寝取りと寝取られとそれをみる私たち

エロゲー原作のOVA『秘湯めぐり』(asin:B000EBDFUW)を観る。旅館の若女将と、彼女のことが好きな従業員の主人公。若女将の方も満更ではないものの、彼女は、客としてやってきたナンパ男に流されるままにごにょごにょ……という、いわゆる寝取られ物。多分30分という枠の中で話をまとめなきゃいけないからか、主人公の描写が薄いせいかあまり感情移入することもなく、その手のネタとしてはソフトな感じで、特にその系統が好きというわけではない、というかむしろ嫌いな方かもしれない自分が見てもあんまり抵抗なかった。なかなかのクオリティで、ここ最近では久々の掘り出し物。

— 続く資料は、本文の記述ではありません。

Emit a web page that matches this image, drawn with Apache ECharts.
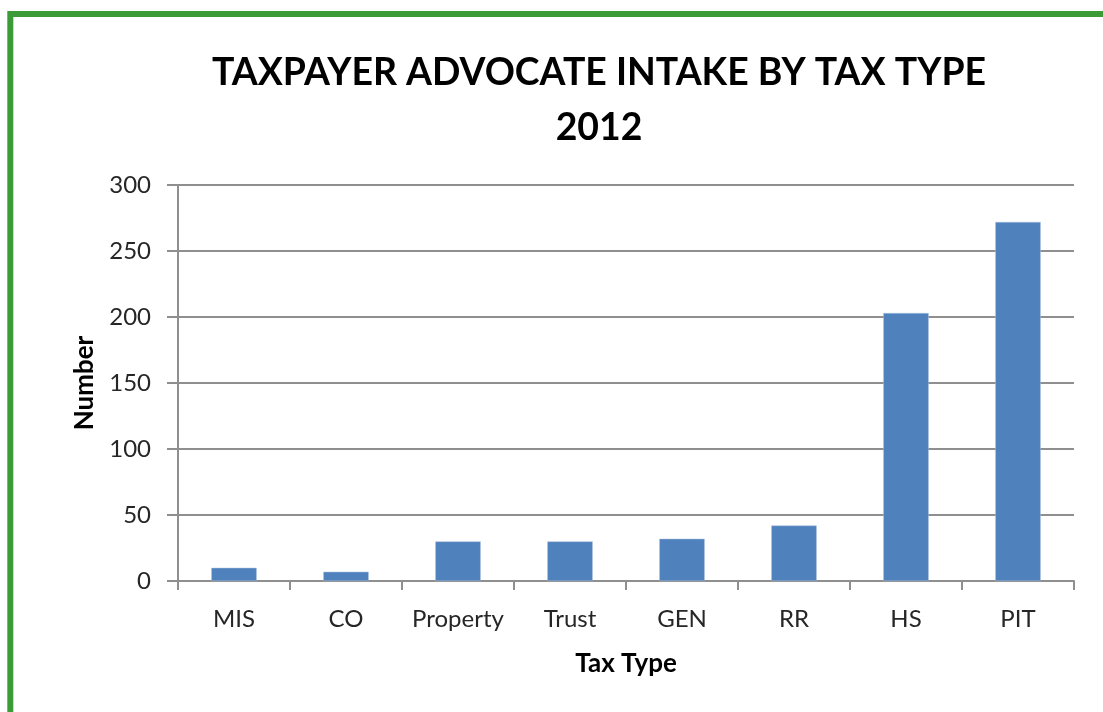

で、原作ゲームにちょっと興味が出てきて、ちょっと調べてたら驚いた。原作ではOVA版の従業員ってほとんど影も形もないのな。主人公は、ナンパ男の方。そのためか、OVAではただ口がうまいだけのDQNって印象しかなかったんだけど、もうちょっと常識があるというか共感できなくもない感じになってて、若女将が彼に惹かれていく過程も、まあそれなりに普通の純愛路線エロゲーちっく寄り、というか。要は普通にフラグ立てていく感じ。まあ、OVAの方でも従業員は視聴者に視点を貸すぐらいで、メインはむしろ抗い切れない若女将の内面描写だったんですけど。彼女がナンパ男とくっついた直後に、どっちも借金のカタだかなんだかでヤクザに連れ去られてひどいことになっちゃうし。

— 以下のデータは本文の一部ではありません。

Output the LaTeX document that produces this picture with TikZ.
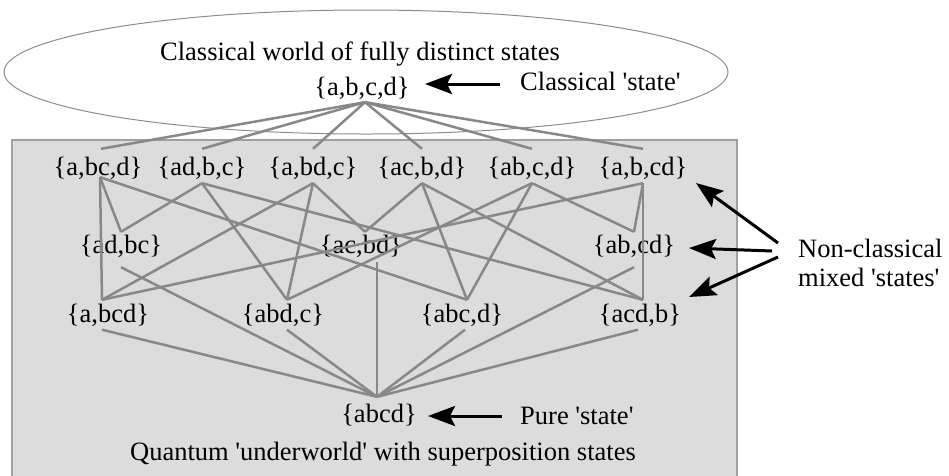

なんでそういう構成にしたかっつーと、OVA製作したひまじん(正確にはその子ブランド?のAmour)が寝取られレーベルとして名を馳せてるってのもあるんだろうけど、にしても、なかなか思い切ったことやるよなあ。エロゲーでなくてもそうだけど、語り手の交代って、そのゲームを根幹から変えることに等しいはずなのに。ガチ純愛ゲーなんかだと大ブーイングだろうなあ。でも、ユーザーの視点となる主人公を変えて普通のエロゲーを寝取られゲーに、って発想は悪趣味だけど面白いかもしんない。例えば、『Clannad』の勝平シナリオとか、サブヒロインの子が主人公と結ばれなかった救済としてぽっと出キャラとくっつかせるってことでボッコボコに叩かれてたけれど、あれも勝平視点にしてればまた色々変わったのかなあとか。いやそれはもう既に『clannad』ではないか。……ん?勝平シナリオって朋也視点じゃないっけ?

この作品、<視点切替>なるシステムで同じシーンでも「大切なひとをパートナーの眼前で犯す男(主人公)」・「自分の愛するひとが目の前で犯されているのに何も出来ない男(サブキャラ)」・「大事な人が見ているのに犯されて感じてしまう女(ヒロイン)」の3つから選択できるようになっていて、寝取られマニアが望んだ立場(サブキャラ)でプレイ可能なのです。

http://homepage3.nifty.com/khf11063/other/irregular2.htm


さすがエロゲ業界。柔軟すぎる発想。自分が考えるようなことなんて、既に実践されてるのね。


まあ、何にしても、ある一つの事件を描くにしても語り手次第で寝取りになったり寝取られになったりする、という考えてみなくても当然のことを実感したのでした。